Ketika mereka tetap dengan pendiriannya, maka Syuraih menoleh kepada si tertuduh dan berkata, “Ketahuilah saudara, bahwa aku menghukum Anda atas dasar kesaksian mereka. Andai saja kulihat engkau ini zalim sekalipun, aku tidak akan menghukum atas dasar tuduhan, melainkan atas dasar kesaksian. Keputusanku tidaklah menghalalkan apa yang diharamkan oleh Allah atasmu.”
Motto yang selalu diulang-ulang oleh Syuraih di sidang pengadilan adalah:
Kelak yang zalim akan tahu kerugian di pihak siapa
Yang zalim menanti siksa
Yang dizalimin menunggu keadilan
Aku bersumpah atas nama Allah bahwa setiap orang yang meninggalkan sesuatu karena Allah Subhanahu wa Ta’ala, niscaya aku merasa kehilangan dia.
Abdurrahman Ra’fat Basya menilai Syuraih tidak hanya mampu mewujudkan nasihat bagi Allah, Rasul, dan kitab-Nya saja, namun juga nasihat bagi seluruh kaum muslimin secara umum maupun yang khusus (pemimpin mereka).
Nasihat Syuraih
Salah seorang sahabatnya bercerita, “Suatu kali, Syuraih mendengar keluhanku kepada seorang teman. Kemudian beliau mengajakku ke suatu tempat lalu berkata, “Wahai putra saudaraku.. janganlah engkau mengeluh kepada selain Allah.. karena sesungguhnya barangsiapa yang mengeluh kepada selain Allah berarti dia mengeluhkannya kepada teman atau kepada musuh. Jika mengeluh kepada teman berarti kamu telah membuat temanmu bertambah sedih.. dan jika kau keluhkan terhadap musuh (orang yang membencimu) niscaya dia akan meledekmu.”
Kemudian beliau berkata, ‘Lihatlah sebelah mataku ini, demi Allah aku tidak bisa melihat orang ataupun jalan dengannya selama lebih dari 15 tahun, tapi aku tidak pernah memberitahukannya kepada siapapun kecuali engkau sekarang ini. Tidakkah Anda mendengar ucapan hamba Allah yang shalih:
“Aku hanya mengeluhkan segala kesedihan dan keresahanku kepada Allah.” (QS. Yusuf: 86)
Maka jadikanlah Allah sebagai tempat pengaduanmu dan mencurahkan keresahanmu setiap kali musibah menimpa dirimu, sebab Dia Maha Pemurah dan sangat dekat.”
Pernah beliau melihat seseorang minta sesuatu kepada orang lain, maka beliau berkata, “Wahai putra saudaraku, barangsiapa meminta kepada orang lain untuk suatu hajat, maka dia menyiapkan dirinya untuk diperbudak.
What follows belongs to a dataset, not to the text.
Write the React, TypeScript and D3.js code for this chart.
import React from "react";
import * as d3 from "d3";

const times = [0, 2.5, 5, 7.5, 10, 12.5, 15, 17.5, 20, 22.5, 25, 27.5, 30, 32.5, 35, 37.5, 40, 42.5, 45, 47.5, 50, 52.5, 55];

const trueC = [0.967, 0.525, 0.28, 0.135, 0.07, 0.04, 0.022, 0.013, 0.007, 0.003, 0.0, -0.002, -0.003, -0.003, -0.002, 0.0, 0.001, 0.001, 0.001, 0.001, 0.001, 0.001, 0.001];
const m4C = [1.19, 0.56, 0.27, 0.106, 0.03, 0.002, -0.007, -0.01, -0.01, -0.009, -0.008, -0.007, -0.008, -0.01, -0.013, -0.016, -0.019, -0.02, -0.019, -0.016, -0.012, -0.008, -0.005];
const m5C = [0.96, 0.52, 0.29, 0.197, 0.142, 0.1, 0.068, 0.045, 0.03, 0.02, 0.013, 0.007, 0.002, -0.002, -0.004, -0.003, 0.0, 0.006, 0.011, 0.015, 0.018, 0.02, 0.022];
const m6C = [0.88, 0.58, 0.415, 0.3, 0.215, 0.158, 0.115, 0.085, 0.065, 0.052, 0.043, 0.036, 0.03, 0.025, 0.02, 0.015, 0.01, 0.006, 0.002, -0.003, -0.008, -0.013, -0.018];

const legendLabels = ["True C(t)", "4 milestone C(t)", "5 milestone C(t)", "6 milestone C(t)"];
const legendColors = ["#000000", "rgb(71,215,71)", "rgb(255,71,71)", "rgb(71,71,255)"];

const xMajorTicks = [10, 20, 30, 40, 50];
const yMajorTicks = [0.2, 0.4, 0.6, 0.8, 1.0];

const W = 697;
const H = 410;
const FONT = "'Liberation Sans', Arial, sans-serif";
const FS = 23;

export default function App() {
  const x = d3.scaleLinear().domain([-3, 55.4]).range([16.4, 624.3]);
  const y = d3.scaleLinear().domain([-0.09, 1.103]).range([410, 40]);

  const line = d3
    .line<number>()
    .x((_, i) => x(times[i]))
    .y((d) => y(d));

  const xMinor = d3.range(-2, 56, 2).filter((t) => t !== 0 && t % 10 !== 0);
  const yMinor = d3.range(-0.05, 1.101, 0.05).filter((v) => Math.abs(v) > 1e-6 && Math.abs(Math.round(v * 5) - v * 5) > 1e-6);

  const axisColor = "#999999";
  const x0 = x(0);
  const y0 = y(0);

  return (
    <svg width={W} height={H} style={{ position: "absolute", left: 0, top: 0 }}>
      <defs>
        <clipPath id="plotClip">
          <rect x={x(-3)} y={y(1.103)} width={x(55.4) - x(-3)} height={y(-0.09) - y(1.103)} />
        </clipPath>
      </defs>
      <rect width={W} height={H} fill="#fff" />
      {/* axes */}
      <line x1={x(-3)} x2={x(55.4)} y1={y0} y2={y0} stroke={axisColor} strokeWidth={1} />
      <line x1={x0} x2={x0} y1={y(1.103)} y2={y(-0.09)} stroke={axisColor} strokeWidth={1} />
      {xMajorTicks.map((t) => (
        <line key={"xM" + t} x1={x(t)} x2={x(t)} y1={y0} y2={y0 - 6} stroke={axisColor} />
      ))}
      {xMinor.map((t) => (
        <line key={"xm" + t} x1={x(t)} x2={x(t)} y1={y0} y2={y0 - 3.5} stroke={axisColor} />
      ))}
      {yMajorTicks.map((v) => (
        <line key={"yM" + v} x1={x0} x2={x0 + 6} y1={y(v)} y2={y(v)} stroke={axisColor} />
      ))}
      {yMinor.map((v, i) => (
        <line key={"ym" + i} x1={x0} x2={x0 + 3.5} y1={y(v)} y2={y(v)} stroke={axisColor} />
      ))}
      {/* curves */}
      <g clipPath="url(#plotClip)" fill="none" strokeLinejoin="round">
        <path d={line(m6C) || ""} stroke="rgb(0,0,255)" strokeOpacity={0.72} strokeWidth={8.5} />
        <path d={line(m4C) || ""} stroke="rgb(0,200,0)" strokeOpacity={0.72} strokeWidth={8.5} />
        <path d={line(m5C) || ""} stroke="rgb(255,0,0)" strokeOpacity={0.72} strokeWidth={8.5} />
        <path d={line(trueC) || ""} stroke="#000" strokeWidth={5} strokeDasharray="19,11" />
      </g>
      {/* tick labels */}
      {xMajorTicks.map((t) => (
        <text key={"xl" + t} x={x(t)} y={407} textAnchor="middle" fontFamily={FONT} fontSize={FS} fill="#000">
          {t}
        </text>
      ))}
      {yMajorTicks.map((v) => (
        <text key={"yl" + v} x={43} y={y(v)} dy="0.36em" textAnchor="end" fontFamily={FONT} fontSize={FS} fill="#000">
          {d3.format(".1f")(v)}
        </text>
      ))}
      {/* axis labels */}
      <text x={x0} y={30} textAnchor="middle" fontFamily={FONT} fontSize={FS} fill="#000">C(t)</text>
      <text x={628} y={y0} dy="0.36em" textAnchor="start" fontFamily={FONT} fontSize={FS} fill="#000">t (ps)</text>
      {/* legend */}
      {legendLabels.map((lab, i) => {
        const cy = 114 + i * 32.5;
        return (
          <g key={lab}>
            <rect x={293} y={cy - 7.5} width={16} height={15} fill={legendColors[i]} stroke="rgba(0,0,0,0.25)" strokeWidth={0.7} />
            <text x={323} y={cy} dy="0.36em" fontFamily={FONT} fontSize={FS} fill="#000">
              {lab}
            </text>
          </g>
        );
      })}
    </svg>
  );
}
Bila diberi, maka dia dibeli, bila ditolak, keduanya menjadi hina. Yang satu karena kikirnya, yang satu karena ditolak. Ketahuilah bahwa tidak ada daya dan kekuatan kecuali dari Allah, tidak ada pertolongan kecuali dari Allah.
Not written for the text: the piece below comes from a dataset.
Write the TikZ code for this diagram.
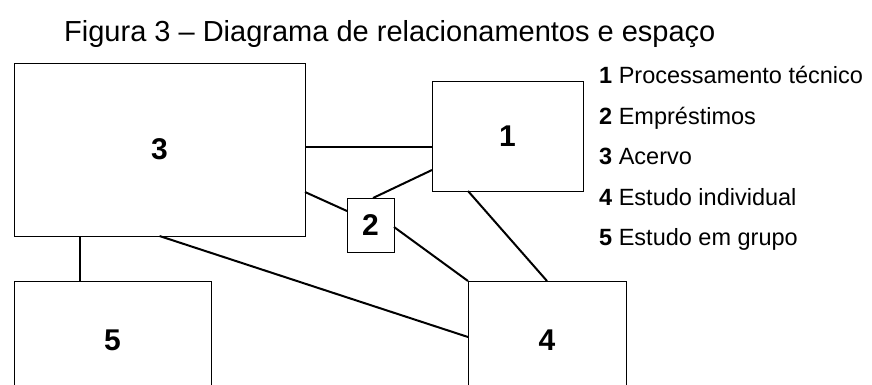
\documentclass[tikz,border=0pt]{standalone}
\usepackage{fontspec}
\setmainfont{Liberation Sans}
\begin{document}
\begin{tikzpicture}[x=1pt,y=-1pt,
  box/.style={draw=black, line width=1pt, inner sep=0pt, outer sep=0pt,
    font=\fontsize{30}{32}\selectfont\bfseries},
  link/.style={line width=2pt},
  legend/.style={anchor=base west, inner sep=0pt, font=\fontsize{23.5}{26}\selectfont}]
\clip (0,0) rectangle (872,384);
\fill[white] (0,0) rectangle (872,384);
\node[anchor=base west, inner sep=0pt, font=\fontsize{29}{32}\selectfont] (title) at (64,41)
  {Figura 3 – Diagrama de relacionamentos e espaço};
\node[box, minimum width=291pt, minimum height=173pt] (b3) at (159.5,149.5) {3};
\node[box, minimum width=151pt, minimum height=110pt] (b1) at (507.5,136) {1};
\node[box, minimum width=47pt, minimum height=54pt] (b2) at (370.5,225) {2};
\node[box, minimum width=197pt, minimum height=118pt] (b5) at (112.5,340) {5};
\node[box, minimum width=158pt, minimum height=118pt] (b4) at (547,340) {4};
\draw[link] ([yshift=2.5pt]b3.east) -- ([yshift=-11pt]b1.west);
\draw[link] ([yshift=-34pt]b1.west) -- ([xshift=2.5pt]b2.north);
\draw[link] ([yshift=-42.5pt]b3.east) -- ([yshift=14pt]b2.west);
\draw[link] ([yshift=-2pt]b2.east) -- (b4.north west);
\draw[link] ([xshift=-39.5pt]b1.south) -- (b4.north);
\draw[link] (b3.south) -- ([yshift=3pt]b4.west);
\draw[link] ([xshift=-79.5pt]b3.south) -- ([xshift=-32.5pt]b5.north);
\node[legend] (l1) at (599,83) {\textbf{1} Processamento técnico};
\node[legend] (l2) at (599,124) {\textbf{2} Empréstimos};
\node[legend] (l3) at (599,164) {\textbf{3} Acervo};
\node[legend] (l4) at (599,205) {\textbf{4} Estudo individual};
\node[legend] (l5) at (599,245) {\textbf{5} Estudo em grupo};
\end{tikzpicture}
\end{document}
Telah terjadi wabah tha’un di Kufah, lalu salah seorang teman Syuraih mengungsi ke Najaf untuk menghindari wabah. Syuraih menulis surat kepadanya:
“Amma ba’du, sesungguhnya bahwa tempat yang engkau lari dari padanya tidak akan mendekatkan ajalmu dan merampas hari-harimu. Dan tempat di mana kamu tinggal sekarang juga berada di tangan dan genggaman yang tak bisa dihindari oleh orang yang lari, tak ada yang bisa menghalangi kehendak-Nya. Kami dan kalian berada dalam satu atap dan kekuasaan satu Raja, sedangkan Najaf adalah sangat dekat bagi Yang Maha Mampu dan Maha Kuasa.”
Di samping segala kelebihan tersebut, Syuraih juga termasuk orang yang lembut perasaannya, mudah tersentuh hatinya, menyenangkan tatkala bergaul dan periang. Ada suatu riwayat yang menceritakan bahwa beliau memiliki anak kecil berusia 10 tahun. Anak itu senang bermain-main. Suatu hari dia meninggalkan pelajarannya untuk pergi melihat anjing.
Begitu pulang, bertanyalah sang ayah: “Sudah salatkah engkau?” “Belum,” jawabnya.
Dia tinggalkan salat karena anjing yang sedang berkejaran dengan betinanya, maka dia akan datang esok kepada Anda dengan lembaran tercatat sebagai tertuduh. Bila datang kepadamu, obatilah dengan teguran atau ingatkan ia dengan nasihat yang tepat. Bila harus dicambuk pakailah rotan, setelah hitungan ketiga hentikanlah.